Messages Are Anything but Mixed
This article is from the archive of The New York Sun before the launch of its new website in 2022. The Sun has neither altered nor updated such articles but will seek to correct any errors, mis-categorizations or other problems introduced during transfer.
There were no “mixed messages” on the style front during last night’s debate. President Bush brought the personality, and Senator Kerry played the preacher.
The 90-minute confrontation turned up some memorable moments.
Mr. Bush brought a light, almost casual air to the stage. Wearing a deep blue suit and a blue tie, he leaned forward with his elbows on the podium for much of the debate. The president shifted his weight frequently from side to side, using all the space around him without moving from behind his podium – which would have violated one of the numerous debate rules. If he had a signature move, it was the dip or duck of the head, combined with an outward reach of the hand.
Mr. Kerry, by contrast, stood straight as an arrow and moved his body infrequently, though his hands did the talking as they swept from side to side. Wearing a dark navy suit and a red tie – which might have looked better had the knot been wider – Mr. Kerry kept a solemn, grave demeanor. He made points with reserved dignity and touched his hand to his chest as if to show that he could discuss lofty things in an aristocratic, measured manner.
If there were mistakes on style, they were in Mr. Bush’s facial expressions. The president often looked like a stern parent observing a misbehaving child. He pursed his lips and swished his mouth around as Mr. Kerry went on the attack. He took some long pauses interrupted by a few thought moans, and relied on a tone of voice inflected with defensiveness: “I know that,” he said when Mr. Kerry accused him of not knowing who had attacked America.
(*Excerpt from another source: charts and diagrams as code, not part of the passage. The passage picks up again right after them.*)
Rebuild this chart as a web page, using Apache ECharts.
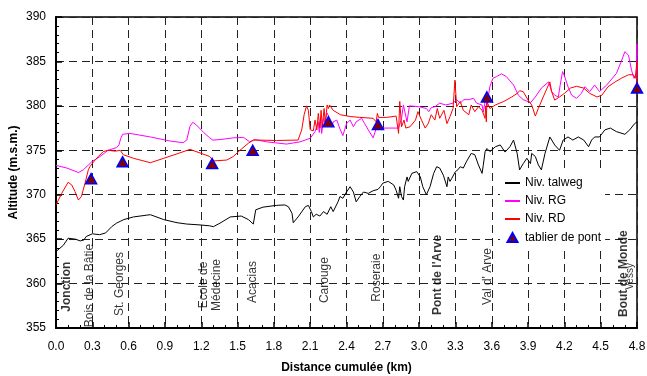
<!DOCTYPE html>
<html>
<head>
<meta charset="utf-8">
<script src="https://cdn.jsdelivr.net/npm/echarts@6/dist/echarts.min.js"></script>
<style>html,body{margin:0;padding:0;background:#fff}#c{width:647px;height:376px}</style>
</head>
<body>
<div id="c"></div>
<script>
// ---- data (km, altitude m) ----
var talweg = [[0.0,363.6],[0.06,364.3],[0.10,365.1],[0.16,365.0],[0.20,364.8],[0.23,364.9],[0.25,365.3],[0.30,365.6],[0.36,365.5],[0.41,365.7],[0.46,366.4],[0.50,366.8],[0.53,367.0],[0.54,366.8],[0.56,367.2],[0.64,367.5],[0.75,367.7],[0.78,367.75],[0.89,367.2],[1.00,366.85],[1.08,366.7],[1.19,366.6],[1.27,366.5],[1.30,366.4],[1.355,366.8],[1.44,367.5],[1.53,367.6],[1.59,367.2],[1.63,366.7],[1.65,368.3],[1.71,368.6],[1.82,368.8],[1.89,368.85],[1.92,368.65],[1.95,367.9],[1.96,366.85],[2.00,367.5],[2.06,368.65],[2.085,368.8],[2.11,368.1],[2.126,367.5],[2.15,367.8],[2.18,367.6],[2.21,368.1],[2.24,367.8],[2.27,368.65],[2.29,368.1],[2.33,369.2],[2.346,369.8],[2.37,369.6],[2.40,370.3],[2.43,370.9],[2.457,370.3],[2.48,369.2],[2.51,369.8],[2.54,370.3],[2.58,370.15],[2.62,370.45],[2.66,370.6],[2.68,370.9],[2.70,371.3],[2.745,371.5],[2.79,371.1],[2.81,370.5],[2.83,369.6],[2.84,370.9],[2.855,369.8],[2.87,369.4],[2.88,370.9],[2.90,372.0],[2.91,371.5],[2.94,372.4],[2.98,372.6],[3.01,372.0],[3.03,370.9],[3.06,370.0],[3.09,370.9],[3.12,372.4],[3.145,373.15],[3.17,373.0],[3.20,372.2],[3.23,370.9],[3.24,372.0],[3.255,371.5],[3.27,371.85],[3.30,372.6],[3.32,372.8],[3.34,373.15],[3.365,373.0],[3.39,373.7],[3.43,374.65],[3.46,374.5],[3.49,373.35],[3.52,372.4],[3.53,373.3],[3.545,374.85],[3.56,375.2],[3.585,374.85],[3.63,375.4],[3.67,375.6],[3.71,374.8],[3.75,375.4],[3.78,376.15],[3.81,374.65],[3.83,372.8],[3.86,373.5],[3.89,374.1],[3.92,373.5],[3.93,374.65],[3.96,374.3],[3.985,373.35],[4.01,372.8],[4.04,374.65],[4.08,376.5],[4.12,375.6],[4.16,375.0],[4.19,376.15],[4.23,376.5],[4.27,376.15],[4.315,376.5],[4.36,376.15],[4.40,375.4],[4.425,376.15],[4.45,376.5],[4.49,376.5],[4.535,377.3],[4.58,377.5],[4.63,377.1],[4.70,376.8],[4.74,377.3],[4.78,378.0],[4.80,378.2]];

var rg = [[0.0,373.3],[0.09,373.0],[0.185,372.5],[0.226,372.8],[0.295,373.7],[0.364,374.3],[0.43,375.0],[0.50,375.3],[0.52,375.6],[0.535,376.35],[0.55,376.8],[0.61,376.9],[0.78,376.5],[0.94,376.05],[1.05,375.85],[1.08,376.15],[1.107,377.7],[1.13,378.15],[1.16,377.85],[1.22,377.0],[1.27,376.4],[1.295,376.15],[1.355,376.2],[1.465,376.4],[1.55,376.45],[1.60,375.95],[1.645,376.2],[1.74,375.95],[1.905,375.7],[2.016,375.95],[2.10,376.35],[2.14,377.1],[2.167,378.2],[2.175,377.0],[2.187,378.5],[2.195,376.9],[2.21,378.6],[2.22,378.2],[2.24,379.2],[2.26,378.6],[2.28,377.65],[2.29,378.2],[2.32,378.4],[2.346,377.4],[2.37,376.65],[2.40,378.0],[2.43,378.4],[2.457,377.65],[2.48,378.2],[2.525,378.6],[2.55,378.0],[2.58,377.3],[2.62,376.4],[2.65,377.65],[2.68,377.5],[2.83,377.5],[2.855,378.6],[2.87,380.1],[2.90,378.2],[2.92,380.0],[3.0,379.9],[3.06,379.7],[3.08,379.35],[3.10,379.8],[3.13,379.9],[3.17,380.3],[3.22,380.1],[3.28,380.3],[3.31,380.7],[3.34,380.3],[3.37,380.7],[3.41,380.7],[3.45,380.85],[3.475,380.3],[3.52,380.1],[3.53,379.3],[3.55,380.9],[3.56,380.0],[3.585,382.2],[3.61,383.1],[3.64,383.3],[3.68,383.6],[3.72,383.3],[3.78,382.35],[3.82,381.2],[3.86,380.7],[3.92,380.35],[3.96,381.0],[4.01,382.0],[4.07,382.7],[4.095,381.6],[4.12,381.2],[4.15,381.0],[4.165,382.3],[4.185,383.85],[4.20,383.4],[4.23,382.15],[4.26,381.2],[4.30,380.85],[4.34,381.4],[4.37,382.15],[4.41,381.6],[4.45,382.35],[4.49,381.6],[4.55,382.35],[4.63,383.65],[4.67,385.0],[4.70,386.1],[4.73,385.7],[4.755,384.0],[4.775,383.1],[4.795,383.5],[4.80,387.0],[4.80,383.0]];

var rd = [[0.0,368.85],[0.047,370.15],[0.10,371.4],[0.13,371.1],[0.157,370.35],[0.185,369.4],[0.21,369.8],[0.24,371.3],[0.267,372.8],[0.28,373.15],[0.31,373.7],[0.35,374.3],[0.39,374.85],[0.43,375.0],[0.49,374.9],[0.53,375.0],[0.545,375.2],[0.556,374.5],[0.64,374.1],[0.78,373.6],[0.89,374.1],[1.0,374.6],[1.107,375.1],[1.19,374.7],[1.27,374.3],[1.30,373.8],[1.41,373.9],[1.465,374.3],[1.52,375.0],[1.59,375.8],[1.63,376.15],[1.645,376.35],[1.67,376.15],[1.82,376.1],[2.0,376.15],[2.03,377.3],[2.05,379.0],[2.07,380.0],[2.085,379.5],[2.10,377.3],[2.126,377.2],[2.14,378.4],[2.155,377.3],[2.167,379.15],[2.18,377.5],[2.19,379.5],[2.20,377.65],[2.215,379.7],[2.225,378.0],[2.24,380.1],[2.25,379.7],[2.26,380.1],[2.29,379.5],[2.35,379.0],[2.43,378.8],[2.51,378.7],[2.62,378.6],[2.645,378.2],[2.655,379.15],[2.665,378.7],[2.73,378.7],[2.81,378.85],[2.83,376.9],[2.84,380.5],[2.855,377.65],[2.875,378.4],[2.89,377.5],[2.925,377.65],[2.97,378.4],[2.99,379.35],[3.02,378.4],[3.05,377.5],[3.075,378.0],[3.10,379.0],[3.13,378.4],[3.15,379.7],[3.17,378.6],[3.205,379.5],[3.23,378.0],[3.255,378.8],[3.28,379.7],[3.296,382.9],[3.31,379.9],[3.34,380.5],[3.365,379.5],[3.41,379.0],[3.43,380.1],[3.46,379.35],[3.49,379.9],[3.52,379.5],[3.545,378.6],[3.55,380.0],[3.555,378.2],[3.56,380.5],[3.585,379.7],[3.63,380.1],[3.70,380.5],[3.765,381.0],[3.81,381.4],[3.83,381.7],[3.86,381.6],[3.90,380.65],[3.93,380.1],[3.96,378.85],[3.985,379.7],[4.025,381.0],[4.08,382.7],[4.095,381.6],[4.12,380.65],[4.16,381.0],[4.20,381.4],[4.25,382.0],[4.30,382.2],[4.36,382.0],[4.41,381.4],[4.47,381.0],[4.51,381.2],[4.56,382.15],[4.62,382.7],[4.67,383.1],[4.73,383.5],[4.77,383.5],[4.785,383.1],[4.80,385.0],[4.80,382.5]];

var bridges = [[0.29,371.8],[0.55,373.7],[1.29,373.5],[1.625,375.0],[2.25,378.2],[2.66,377.9],[3.56,381.0],[4.80,382.0]];

var seriesNames = ['Niv. talweg','Niv. RG','Niv. RD','tablier de pont'];

var stationNames = ['Jonction','Bois de la Bâtie','St. Georges','Ecole de\nMédecine','Acacias','Carouge','Roseraie',"Pont de l'Arve","Val d' Arve",'Bout de Monde','Vessy'];
var stationKm    = [0.088,0.281,0.529,1.272,1.623,2.222,2.65,3.156,3.569,4.693,4.742];
var stationAlt   = [356.84,355.08,356.35,359.84,357.8,357.8,357.96,356.46,357.6,356.24,359.3];
var stationMajor = [true,false,false,false,false,false,false,true,false,true,false];

var xTickStep = 0.3, yTickStep = 5;

// ---- chart ----
var FONT = '"Liberation Sans", Arial, sans-serif';
var chart = echarts.init(document.getElementById('c'), null, {renderer:'canvas'});

var stationData = stationNames.map(function(n,i){
  var centered = n.indexOf('\n') >= 0;
  var small = (n === 'Vessy');
  return {
    name: n,
    value: [stationKm[i], stationAlt[i]],
    label: {
      fontWeight: stationMajor[i] ? 'bold' : 'normal',
      fontSize: small ? 10 : 12,
      align: centered ? 'center' : 'left',
      lineHeight: 13
    }
  };
});

// legend icons: thin horizontal line and small triangle (bbox padded with degenerate points)
var LINE_ICON = 'path://M0,0L0.01,0M0,11L0.01,11M0,4.6L15,4.6L15,6.4L0,6.4Z';
var TRI_ICON = 'path://M0,0L0.01,0M15,0L15.01,0M0,11L0.01,11M7.5,1L12.5,10L2.5,10Z';

var option = {
  animation: false,
  backgroundColor: '#fff',
  grid: {left:56, right:10, top:17, bottom:48, show:true, borderColor:'#000', borderWidth:1.5, backgroundColor:'transparent', outerBoundsMode:'none', containLabel:false},
  xAxis: {
    type:'value', min:0, max:4.8, interval:xTickStep,
    name:'Distance cumulée (km)', nameLocation:'middle', nameGap:34, nameMoveOverlap:false,
    nameTextStyle:{fontFamily:FONT, fontSize:12, fontWeight:'bold', color:'#000'},
    axisLine:{show:true, onZero:false, lineStyle:{color:'#000', width:2}},
    axisTick:{show:true, inside:true, length:6, lineStyle:{color:'#000', width:1.5}},
    minorTick:{show:true, splitNumber:3, length:3, lineStyle:{color:'#000', width:1}},
    axisLabel:{fontFamily:FONT, fontSize:12, color:'#000', margin:13, formatter:function(v){return v.toFixed(1);}},
    splitLine:{show:true, lineStyle:{color:'#222', width:1, type:[8,5]}}
  },
  yAxis: {
    type:'value', min:355, max:390, interval:yTickStep,
    name:'Altitude (m.s.m.)', nameLocation:'middle', nameGap:36, nameRotate:90, nameMoveOverlap:false,
    nameTextStyle:{fontFamily:FONT, fontSize:12, fontWeight:'bold', color:'#000'},
    axisLine:{show:true, onZero:false, lineStyle:{color:'#000', width:2}},
    axisTick:{show:true, inside:true, length:6, lineStyle:{color:'#000', width:1.5}},
    minorTick:{show:true, splitNumber:5, length:3, lineStyle:{color:'#000', width:1}},
    axisLabel:{fontFamily:FONT, fontSize:12, color:'#000', margin:10},
    splitLine:{show:true, lineStyle:{color:'#222', width:1, type:[8,5]}}
  },
  legend: {
    orient:'vertical', left:500, top:172, backgroundColor:'#fff',
    padding:[5,4,5,4], itemWidth:15, itemHeight:11, itemGap:6,
    textStyle:{fontFamily:FONT, fontSize:12, color:'#000'},
    data:[{name:seriesNames[0], icon:LINE_ICON},{name:seriesNames[1], icon:LINE_ICON},{name:seriesNames[2], icon:LINE_ICON},{name:seriesNames[3], icon:TRI_ICON}]
  },
  series: [
    {name:seriesNames[0], type:'line', data:talweg, symbol:'none', showSymbol:false, lineStyle:{color:'#000', width:1}, itemStyle:{color:'#000'}, z:3},
    {name:seriesNames[1], type:'line', data:rg, symbol:'none', showSymbol:false, lineStyle:{color:'#ff00ff', width:1}, itemStyle:{color:'#ff00ff'}, z:3},
    {name:seriesNames[2], type:'line', data:rd, symbol:'none', showSymbol:false, lineStyle:{color:'#ff0000', width:1}, itemStyle:{color:'#ff0000'}, z:4},
    {name:seriesNames[3], type:'scatter', data:bridges, symbol:'triangle', symbolSize:[11,10], itemStyle:{color:'#800000', borderColor:'#0000ff', borderWidth:1.5, opacity:1}, z:5},
    {name:'stations', type:'scatter', data:stationData, symbolSize:0, silent:true, z:6,
     label:{show:true, position:[0,0], rotate:90, verticalAlign:'middle', align:'left', fontFamily:FONT, color:'#000', formatter:function(p){return p.name;}}}
  ]
};
chart.setOption(option);
</script>
</body>
</html>
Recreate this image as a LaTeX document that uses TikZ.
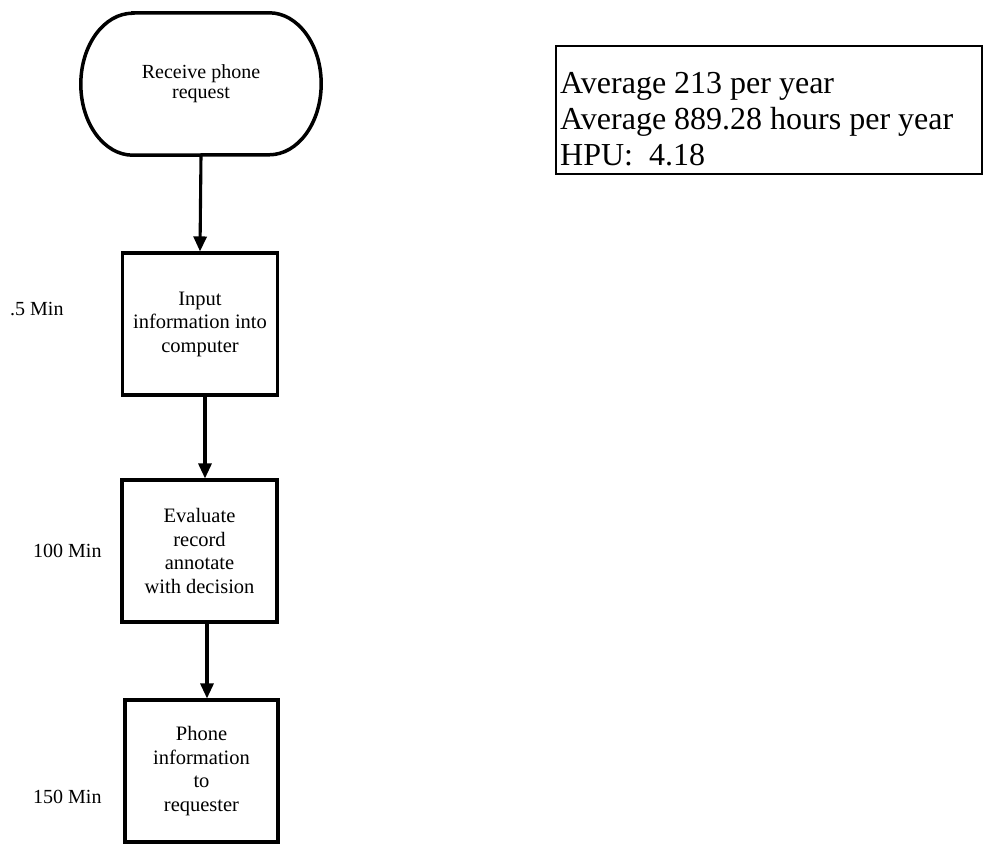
\documentclass[tikz,border=0pt]{standalone}
\usepackage{fontspec}
\setmainfont{Liberation Serif}
\usetikzlibrary{arrows.meta}

\tikzset{
  flowline/.style={line width=3.1pt},
  stepbox/.style={draw, flowline, minimum width=155pt, minimum height=142pt,
    align=center, inner sep=2pt, font=\fontsize{20.5}{23.5}\selectfont},
  termshape/.style={minimum width=240pt, minimum height=142pt, align=center,
    inner sep=0pt, font=\fontsize{20}{20}\selectfont},
  arr/.style={flowline, -{Triangle[length=15pt,width=13pt]}},
  timelabel/.style={anchor=base west, inner sep=0pt, font=\fontsize{20}{24}\selectfont},
  infobox/.style={draw, line width=2pt, minimum width=426pt, minimum height=128pt},
  infotext/.style={anchor=north west, inner sep=0pt, align=left,
    font=\fontsize{32}{36}\selectfont}
}

\begin{document}
\begin{tikzpicture}[x=1pt, y=1pt]
\useasboundingbox (0,0) rectangle (985,-845);

% start terminal (stadium with elliptic ends)
\node[termshape] (start) at (201,-84) {Receive phone\\request};
\draw[flowline, line width=3.5pt]
  ([xshift=52pt]start.north west) -- ([xshift=-52pt]start.north east)
  arc[start angle=90, end angle=-90, x radius=52pt, y radius=71pt]
  -- ([xshift=52pt]start.south west)
  arc[start angle=270, end angle=90, x radius=52pt, y radius=71pt] -- cycle;

% process steps
\node[stepbox] (input) at (200,-324) {Input\\information into\\computer};
\node[stepbox] (eval) at (199.5,-551) {Evaluate\\record\\annotate\\with decision};
\node[stepbox, minimum width=153pt] (phone) at (201.5,-771) {Phone\\information\\to\\requester};

% connectors
\draw[arr] (start.south) -- (input.north);
\draw[arr] ([xshift=5pt]input.south) -- ([xshift=5pt]input.south |- eval.north);
\draw[arr] ([xshift=7.5pt]eval.south) -- ([xshift=7.5pt]eval.south |- phone.north);

% step durations
\node[timelabel] (t1) at (10,-315) {.5 Min};
\node[timelabel] (t2) at (33,-557) {100 Min};
\node[timelabel] (t3) at (33,-803) {150 Min};

% summary figures
\node[infobox, anchor=north west] (info) at (555,-45) {};
\node[infotext] (infotxt) at ([shift={(5pt,-27pt)}]info.north west)
  {Average 213 per year\\Average 889.28 hours per year\\HPU:\ \ 4.18};
\end{tikzpicture}
\end{document}
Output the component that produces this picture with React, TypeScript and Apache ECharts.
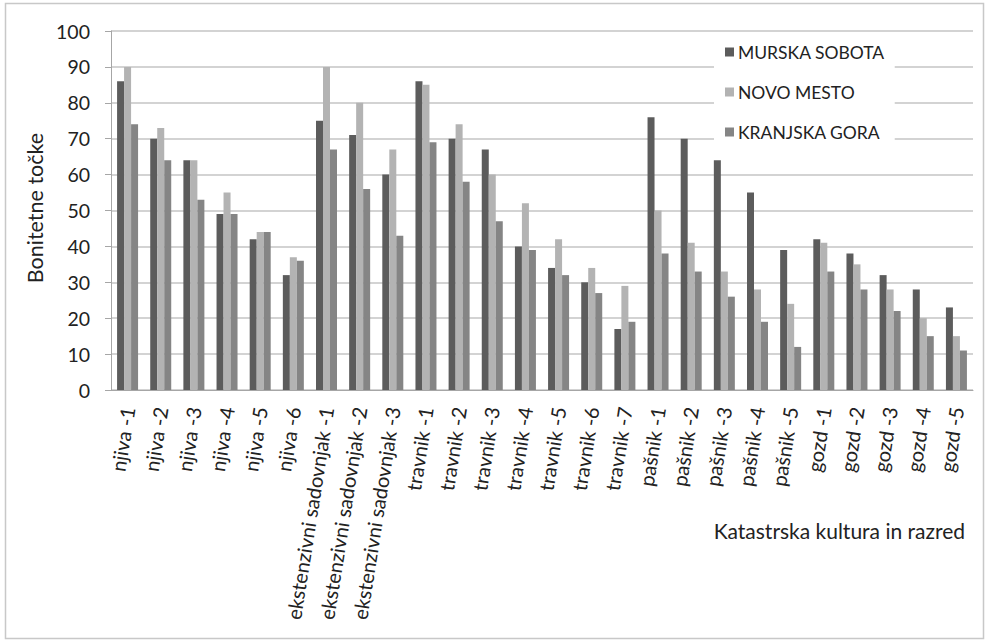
import React, { useEffect, useRef } from "react";
import * as echarts from "echarts";

const categories = [
  "njiva -1", "njiva -2", "njiva -3", "njiva -4", "njiva -5", "njiva -6",
  "ekstenzivni sadovnjak -1", "ekstenzivni sadovnjak -2", "ekstenzivni sadovnjak -3",
  "travnik -1", "travnik -2", "travnik -3", "travnik -4", "travnik -5", "travnik -6", "travnik -7",
  "pašnik -1", "pašnik -2", "pašnik -3", "pašnik -4", "pašnik -5",
  "gozd -1", "gozd -2", "gozd -3", "gozd -4", "gozd -5",
];

const murskaSobota = [86, 70, 64, 49, 42, 32, 75, 71, 60, 86, 70, 67, 40, 34, 30, 17, 76, 70, 64, 55, 39, 42, 38, 32, 28, 23];
const novoMesto = [90, 73, 64, 55, 44, 37, 90, 80, 67, 85, 74, 60, 52, 42, 34, 29, 50, 41, 33, 28, 24, 41, 35, 28, 20, 15];
const kranjskaGora = [74, 64, 53, 49, 44, 36, 67, 56, 43, 69, 58, 47, 39, 32, 27, 19, 38, 33, 26, 19, 12, 33, 28, 22, 15, 11];

const seriesNames = ["MURSKA SOBOTA", "NOVO MESTO", "KRANJSKA GORA"];
const yTicks = [0, 10, 20, 30, 40, 50, 60, 70, 80, 90, 100];

const FONT = "Lato, 'Open Sans', sans-serif";

export default function App() {
  const ref = useRef<HTMLDivElement>(null);
  useEffect(() => {
    if (!ref.current) return;
    const chart = echarts.init(ref.current, undefined, { renderer: "svg" });
    const colors = ["#5c5c5c", "#b3b3b3", "#858585"];
    const data = [murskaSobota, novoMesto, kranjskaGora];
    chart.setOption({
      animation: false,
      backgroundColor: "#ffffff",
      textStyle: { fontFamily: FONT },
      grid: { left: 111, right: 13, top: 31, bottom: 251, containLabel: false },
      legend: {
        orient: "vertical",
        left: 714,
        top: 39,
        backgroundColor: "#ffffff",
        padding: [4, 10, 8, 11],
        itemWidth: 9,
        itemHeight: 9,
        itemGap: 22,
        icon: "rect",
        textStyle: { fontSize: 17.5, color: "#222", fontFamily: FONT, padding: [0, 0, 0, -1] },
        data: seriesNames,
      },
      xAxis: {
        type: "category",
        data: categories,
        axisLine: { show: true, lineStyle: { color: "#a6a6a6", width: 1 } },
        axisTick: { show: false },
        axisLabel: {
          rotate: 81,
          interval: 0,
          fontSize: 20,
          color: "#222",
          margin: 17,
          fontFamily: FONT,
        },
      },
      yAxis: {
        type: "value",
        min: yTicks[0],
        max: yTicks[yTicks.length - 1],
        interval: 10,
        axisLine: { show: true, lineStyle: { color: "#a6a6a6", width: 1 } },
        axisTick: { show: true, length: 6, lineStyle: { color: "#a6a6a6" } },
        axisLabel: { fontSize: 19.5, color: "#222", margin: 21, fontFamily: FONT },
        splitLine: { show: true, lineStyle: { color: "#c4c4c4", width: 1.5 } },
      },
      series: seriesNames.map((name, i) => ({
        name,
        type: "bar",
        data: data[i],
        barWidth: 7,
        barGap: "0%",
        itemStyle: { color: colors[i] },
      })),
      graphic: [
        {
          type: "rect",
          silent: true,
          z: -1,
          shape: { x: 5.5, y: 3.5, width: 978, height: 635 },
          style: { fill: "none", stroke: "#c8c8c8", lineWidth: 1.5 },
        },
        {
          type: "text",
          x: 35,
          y: 208,
          rotation: Math.PI / 2,
          style: {
            text: "Bonitetne točke",
            fontSize: 21.5,
            fill: "#222",
            fontFamily: FONT,
            align: "center",
            verticalAlign: "middle",
          },
        },
        {
          type: "text",
          x: 965,
          y: 530,
          style: {
            text: "Katastrska kultura in razred",
            fontSize: 21,
            fill: "#222",
            fontFamily: FONT,
            align: "right",
            verticalAlign: "middle",
          },
        },
      ],
    });
    return () => chart.dispose();
  }, []);
  return (
    <div
      ref={ref}
      style={{ position: "fixed", left: 0, top: 0, width: 986, height: 641 }}
    />
  );
}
Still, the pauses and pursed lips delivered the sense that there was an individual with normal human reactions and a personality – whereas Mr. Kerry was distant and so very controlled. At times he seemed to drone on, hurling complaints about Mr. Bush and trying to pack as many words into his time as possible. His list of military men who have supported him started to sound like a list of ships in an epic poem.
Mr. Bush directed his comments to the moderator, PBS’s Jim Lehrer, as if the two of them were kicking back with beers on the front porch. He reinforced the idea of himself as a compassionate man by telling the story of his visit with a mother who had lost a son in the war. He tried to show he’s an everyman when he cracked wise about trying to keep his daughters on a leash.
And what of the Kerry “tan”? The Massachusetts senator’s skin tone seemed to have faded into a level of normalcy, but it was Mr. Bush who looked a tad more orange than normal. The effect was most likely due to a too dark shade of pancake applied to his face.
For Mr. Kerry, the debate was a tryout, an audition for the role of president. Can he look and sound the part? Or have the voters already found what they’re looking for?
His treatment of the role is grandfatherly. He did nothing to combat the notion of him as patrician. Mr. Bush, by contrast, seems inspired by the fun, older uncle, the one with the card tricks, the advice, the slaps on the back.
And the president certainly had the lines: “That’s totally absurd”; “Whoo, that’s a loaded question”; “I just know how this world works.”
And of course he kept a steady drumbeat of “mixed messages” by “my opponent,” as well as repetition of “the wrong war” sequence.
Mr. Kerry’s only go-to phrase seemed to be “more of the same.”
Though the topic of last night’s debate was arguably the most important of the three scheduled face-offs between the presidential candidates, style and delivery, as usual, probably mattered most.